The employer in Dawe, who had been ordered to pay Mr. Dawe an addition 30 months of his salary, appealed the decision. This gave the Ontario Court of Appeal a chance to weigh in. In June the Court of Appeal overturned the first judge’s award of 30 months, reducing it to 24.

Justice Trotter, writing for the court, noted that: “There were no exceptional circumstances that warranted a longer notice period.” Bam!

Why Wasn’t Mr. Dawe’s Case Exceptional?

Mr. Dawe was the Senior Vice President of The Equitable Life Insurance Company of Canada. He worked for Equitable Life for 37 years. He was 62 years old when he was terminated. He had planned to work until age 65 – another 30 months. Equitable Life made Mr. Dawe an offer of 24 months notice, which he rejected.

So why wasn’t Mr. Dawe exceptional?

The first judge made comments about Mr. Dawe’s intention to retire at age 65, and about society’s changing perceptions about retirement. He awarded Mr. Dawe 30 months because of Mr. Dawe’s stated intention to retire at 65. 30 months of reasonable notice put him in the same financial position as if he had worked until just past age 65.

Justice Trotter, for the Court of Appeal, disagreed with the first judge’s emphasis on Mr. Dawe’s retirement plans, stating that Mr. Dawe’s retirement plans did not determine Equitable Life’s obligations to him. Further Justice Trotter found that it was Mr.
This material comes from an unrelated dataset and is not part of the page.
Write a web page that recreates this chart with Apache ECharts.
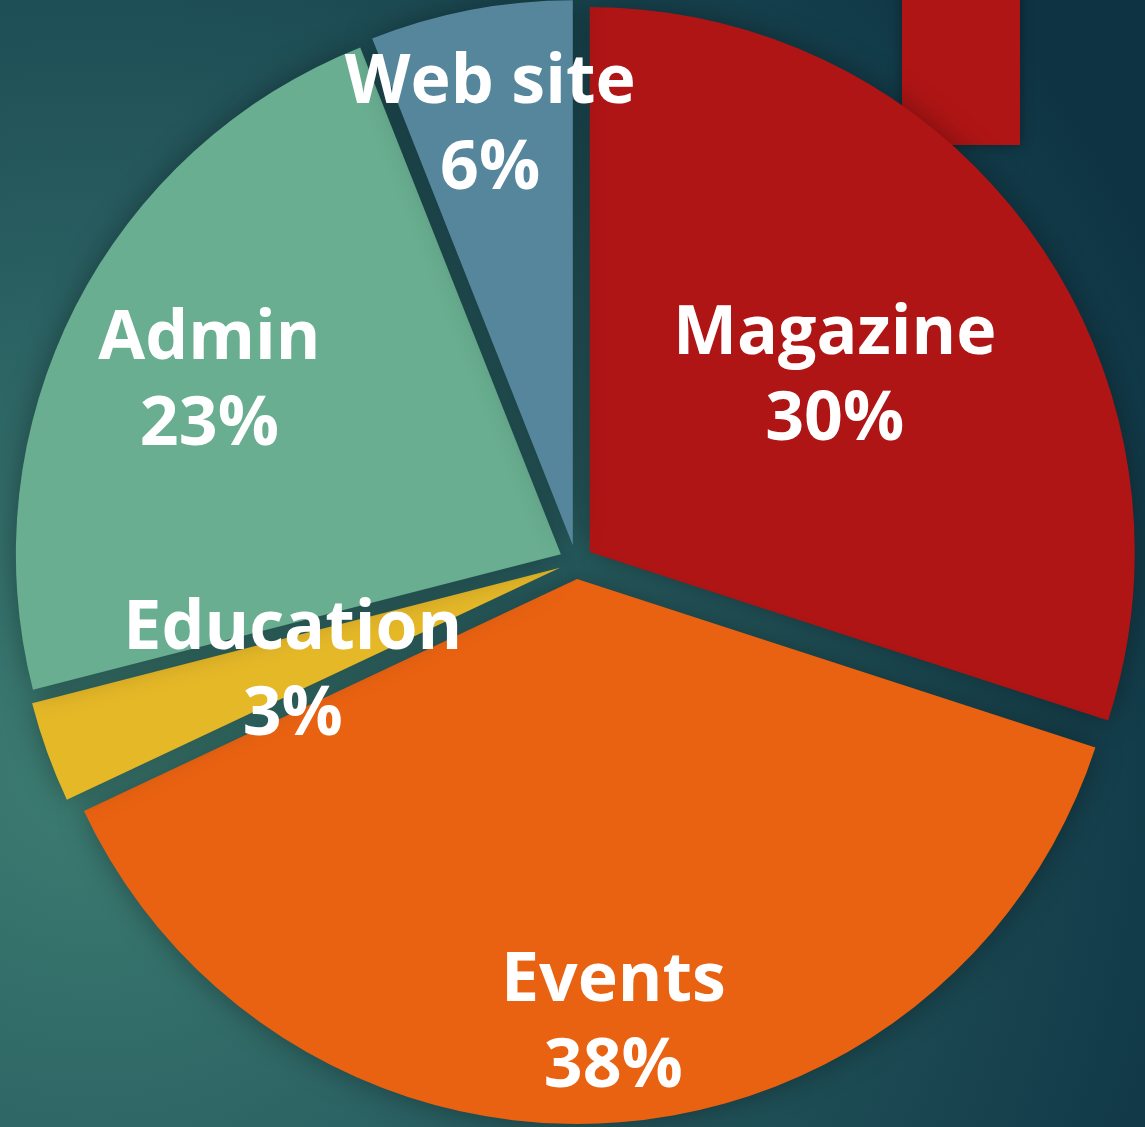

Dawe who initially requested an “exit” from Equitable Life and therefore his departure could not properly be seen as a forced retirement or a situation of “exceptional circumstances.”

Takeaways

The Court of Appeal’s decision in Dawe affirms the cap of 24 months of notice for long-serving, high-earning employees who are nearing retirement. Equitable Life was right to offer Mr. Dawe 24 months of notice right off the bat. This decision also confirms that an employer does not have an obligation to employ anyone on a contract of indefinite duration until they choose to retire. An employer’s obligation, absent contractual terms dictating otherwise, is to provide reasonable notice of termination to employees which, in all but very rare cases, will be at most 24 months.